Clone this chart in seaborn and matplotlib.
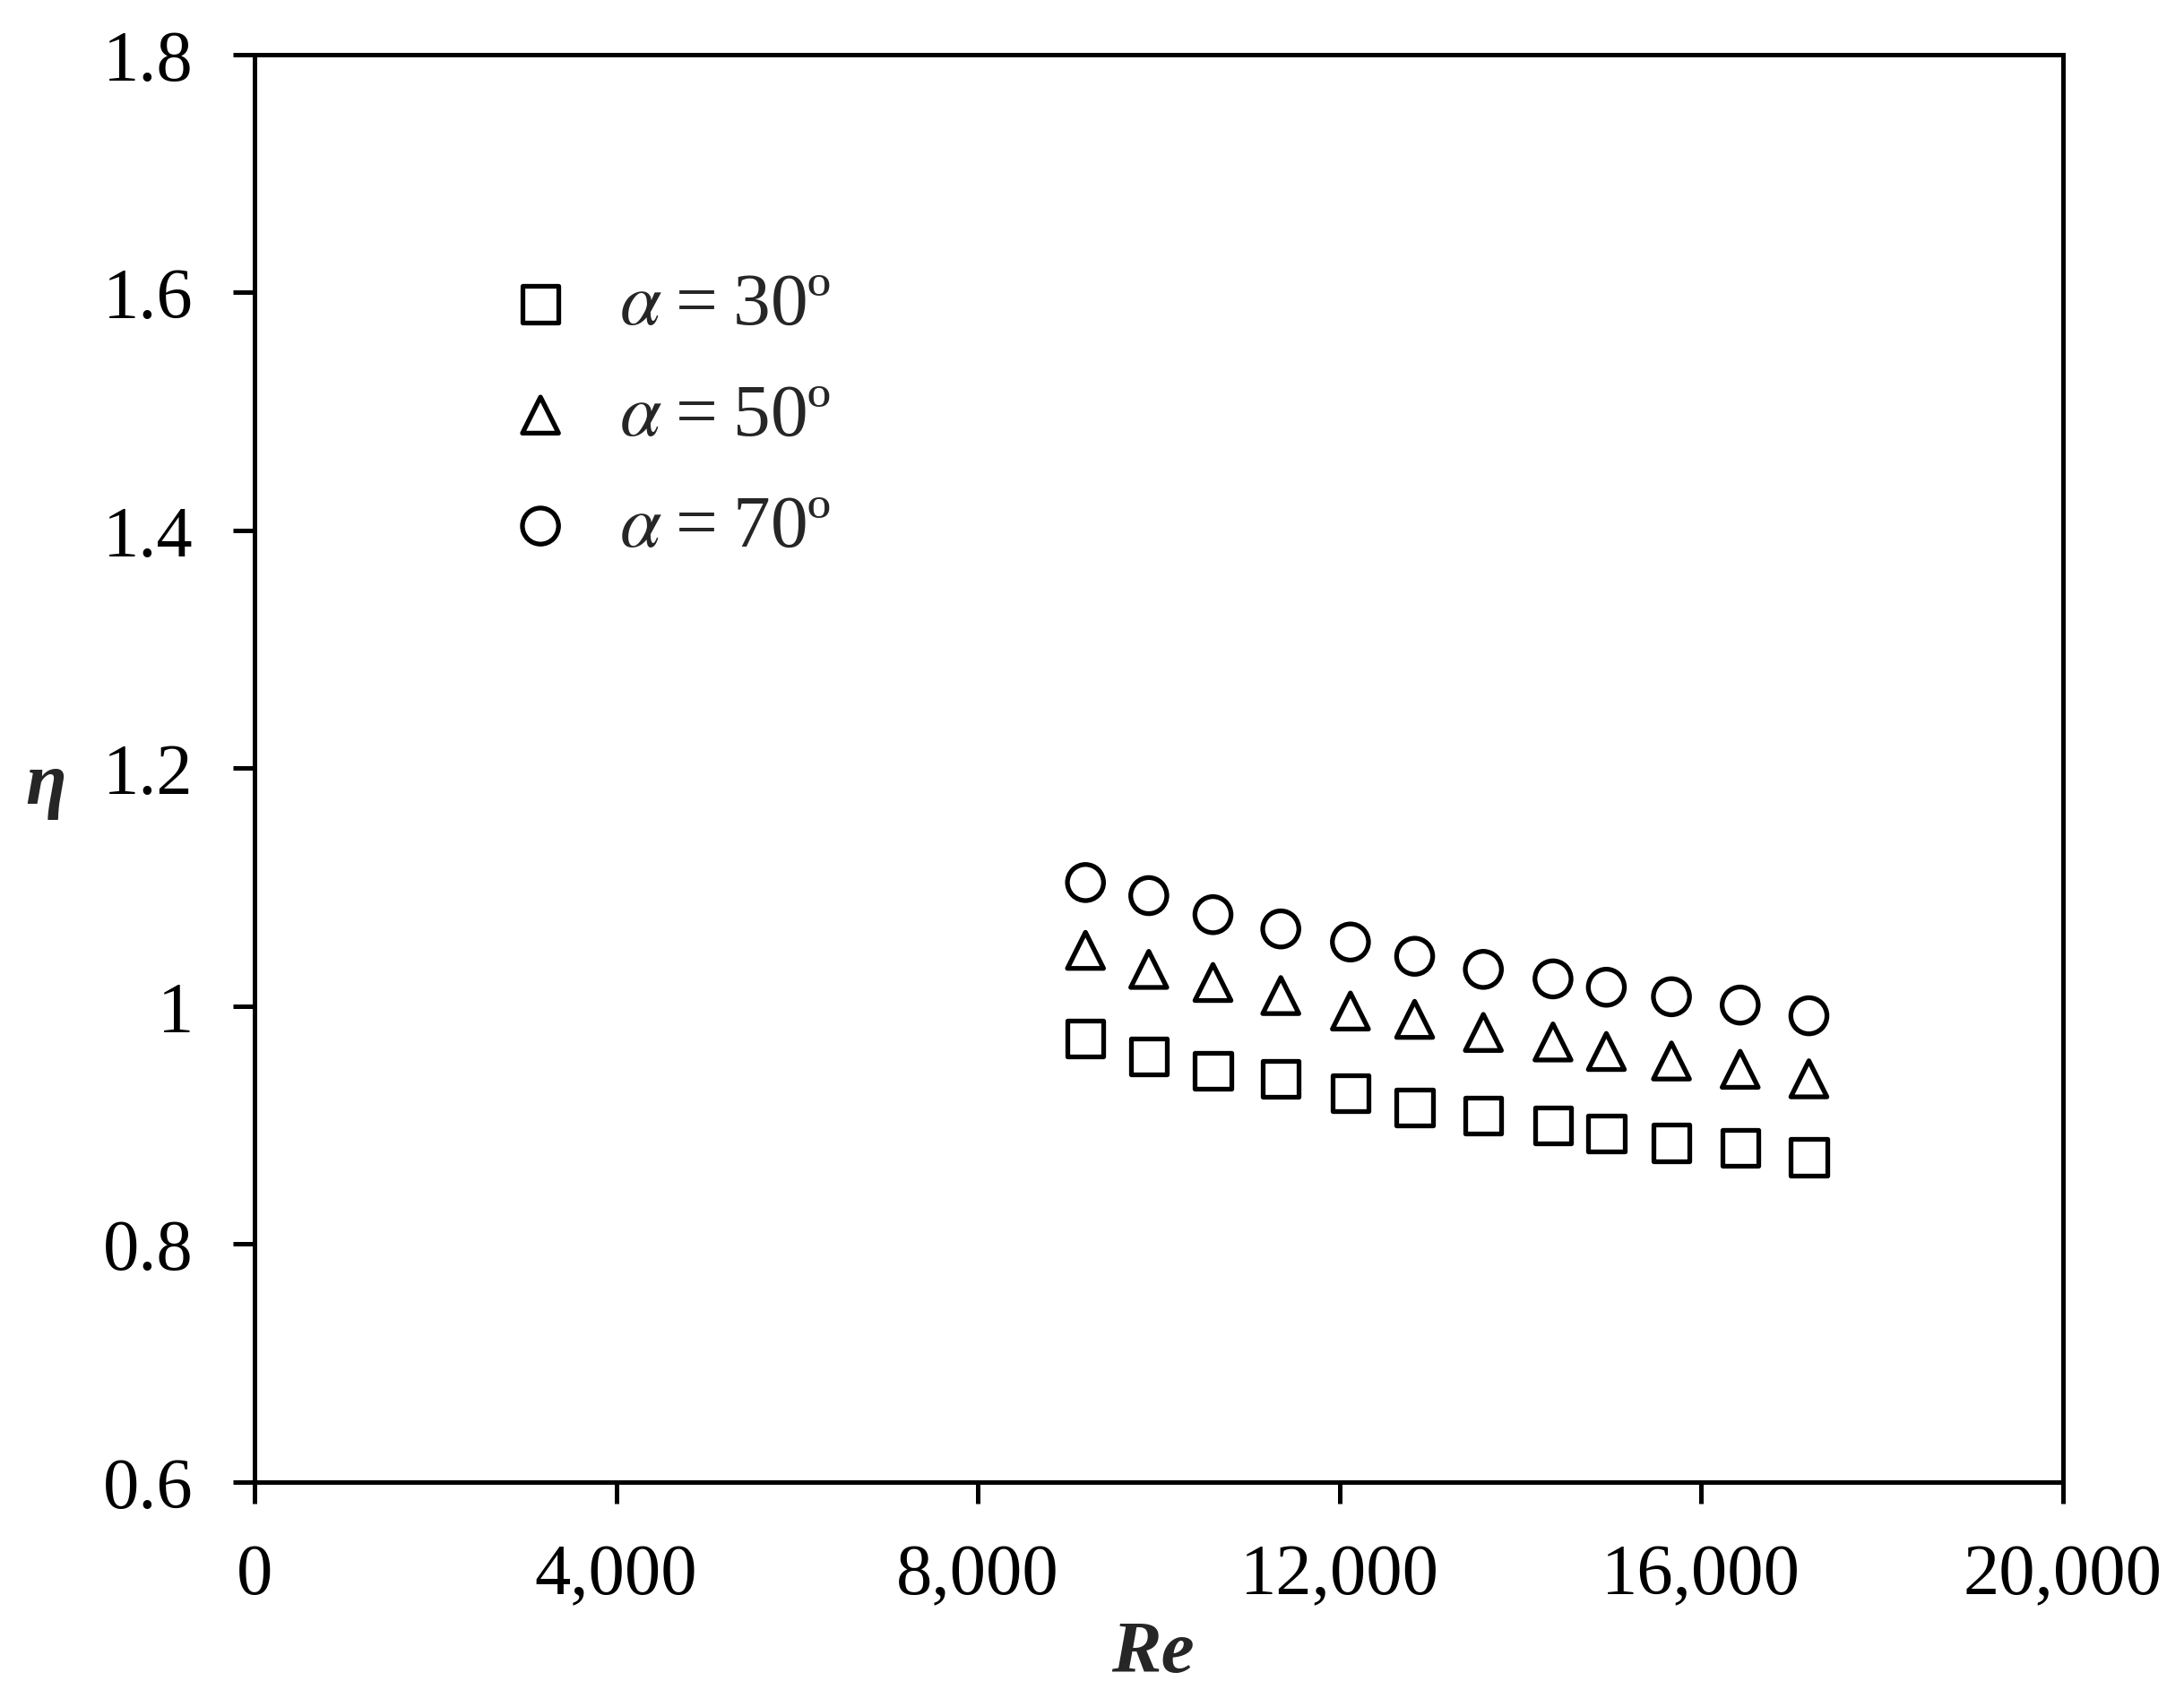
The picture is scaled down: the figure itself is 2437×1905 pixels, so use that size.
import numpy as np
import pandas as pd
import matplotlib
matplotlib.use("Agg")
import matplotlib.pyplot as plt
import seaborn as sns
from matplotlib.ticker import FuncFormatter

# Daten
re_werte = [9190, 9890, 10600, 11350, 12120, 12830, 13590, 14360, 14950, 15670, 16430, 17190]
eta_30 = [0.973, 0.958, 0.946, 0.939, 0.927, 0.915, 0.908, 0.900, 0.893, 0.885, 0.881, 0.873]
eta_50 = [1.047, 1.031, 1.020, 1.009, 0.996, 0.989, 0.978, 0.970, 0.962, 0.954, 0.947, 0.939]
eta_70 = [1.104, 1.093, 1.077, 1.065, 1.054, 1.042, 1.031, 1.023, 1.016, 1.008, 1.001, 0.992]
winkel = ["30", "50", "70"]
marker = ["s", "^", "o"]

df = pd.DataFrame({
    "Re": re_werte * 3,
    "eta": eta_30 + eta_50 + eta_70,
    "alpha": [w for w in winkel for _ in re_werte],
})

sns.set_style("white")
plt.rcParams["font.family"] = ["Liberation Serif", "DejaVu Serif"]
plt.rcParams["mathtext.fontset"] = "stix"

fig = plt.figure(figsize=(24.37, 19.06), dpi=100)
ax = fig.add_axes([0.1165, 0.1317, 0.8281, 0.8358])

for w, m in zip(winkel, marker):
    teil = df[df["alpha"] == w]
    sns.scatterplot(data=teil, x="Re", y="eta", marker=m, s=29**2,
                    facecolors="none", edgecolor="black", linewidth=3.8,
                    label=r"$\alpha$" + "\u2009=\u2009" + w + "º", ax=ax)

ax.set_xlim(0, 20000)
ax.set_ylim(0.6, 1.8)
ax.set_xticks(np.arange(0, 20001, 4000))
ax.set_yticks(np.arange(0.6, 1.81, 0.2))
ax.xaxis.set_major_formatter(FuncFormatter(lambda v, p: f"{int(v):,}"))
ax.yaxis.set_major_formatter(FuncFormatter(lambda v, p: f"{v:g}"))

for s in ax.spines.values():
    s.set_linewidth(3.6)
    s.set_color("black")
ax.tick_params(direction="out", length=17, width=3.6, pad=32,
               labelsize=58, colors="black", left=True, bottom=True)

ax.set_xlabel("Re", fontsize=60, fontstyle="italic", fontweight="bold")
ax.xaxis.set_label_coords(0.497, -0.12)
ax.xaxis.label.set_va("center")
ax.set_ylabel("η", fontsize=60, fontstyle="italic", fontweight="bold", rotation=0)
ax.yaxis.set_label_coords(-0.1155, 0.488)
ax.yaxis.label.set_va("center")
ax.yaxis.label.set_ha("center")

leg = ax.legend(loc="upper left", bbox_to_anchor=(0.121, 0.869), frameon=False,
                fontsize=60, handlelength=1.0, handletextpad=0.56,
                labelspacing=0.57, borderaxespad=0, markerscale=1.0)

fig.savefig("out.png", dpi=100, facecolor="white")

====================

:: Short task ::
Restate the whole listing above exactly, except for its images.

:: Task solution ::
Clone this chart in seaborn and matplotlib.
The picture is scaled down: the figure itself is 2437×1905 pixels, so use that size.
import numpy as np
import pandas as pd
import matplotlib
matplotlib.use("Agg")
import matplotlib.pyplot as plt
import seaborn as sns
from matplotlib.ticker import FuncFormatter

# Daten
re_werte = [9190, 9890, 10600, 11350, 12120, 12830, 13590, 14360, 14950, 15670, 16430, 17190]
eta_30 = [0.973, 0.958, 0.946, 0.939, 0.927, 0.915, 0.908, 0.900, 0.893, 0.885, 0.881, 0.873]
eta_50 = [1.047, 1.031, 1.020, 1.009, 0.996, 0.989, 0.978, 0.970, 0.962, 0.954, 0.947, 0.939]
eta_70 = [1.104, 1.093, 1.077, 1.065, 1.054, 1.042, 1.031, 1.023, 1.016, 1.008, 1.001, 0.992]
winkel = ["30", "50", "70"]
marker = ["s", "^", "o"]

df = pd.DataFrame({
    "Re": re_werte * 3,
    "eta": eta_30 + eta_50 + eta_70,
    "alpha": [w for w in winkel for _ in re_werte],
})

sns.set_style("white")
plt.rcParams["font.family"] = ["Liberation Serif", "DejaVu Serif"]
plt.rcParams["mathtext.fontset"] = "stix"

fig = plt.figure(figsize=(24.37, 19.06), dpi=100)
ax = fig.add_axes([0.1165, 0.1317, 0.8281, 0.8358])

for w, m in zip(winkel, marker):
    teil = df[df["alpha"] == w]
    sns.scatterplot(data=teil, x="Re", y="eta", marker=m, s=29**2,
                    facecolors="none", edgecolor="black", linewidth=3.8,
                    label=r"$\alpha$" + "\u2009=\u2009" + w + "º", ax=ax)

ax.set_xlim(0, 20000)
ax.set_ylim(0.6, 1.8)
ax.set_xticks(np.arange(0, 20001, 4000))
ax.set_yticks(np.arange(0.6, 1.81, 0.2))
ax.xaxis.set_major_formatter(FuncFormatter(lambda v, p: f"{int(v):,}"))
ax.yaxis.set_major_formatter(FuncFormatter(lambda v, p: f"{v:g}"))

for s in ax.spines.values():
    s.set_linewidth(3.6)
    s.set_color("black")
ax.tick_params(direction="out", length=17, width=3.6, pad=32,
               labelsize=58, colors="black", left=True, bottom=True)

ax.set_xlabel("Re", fontsize=60, fontstyle="italic", fontweight="bold")
ax.xaxis.set_label_coords(0.497, -0.12)
ax.xaxis.label.set_va("center")
ax.set_ylabel("η", fontsize=60, fontstyle="italic", fontweight="bold", rotation=0)
ax.yaxis.set_label_coords(-0.1155, 0.488)
ax.yaxis.label.set_va("center")
ax.yaxis.label.set_ha("center")

leg = ax.legend(loc="upper left", bbox_to_anchor=(0.121, 0.869), frameon=False,
                fontsize=60, handlelength=1.0, handletextpad=0.56,
                labelspacing=0.57, borderaxespad=0, markerscale=1.0)

fig.savefig("out.png", dpi=100, facecolor="white")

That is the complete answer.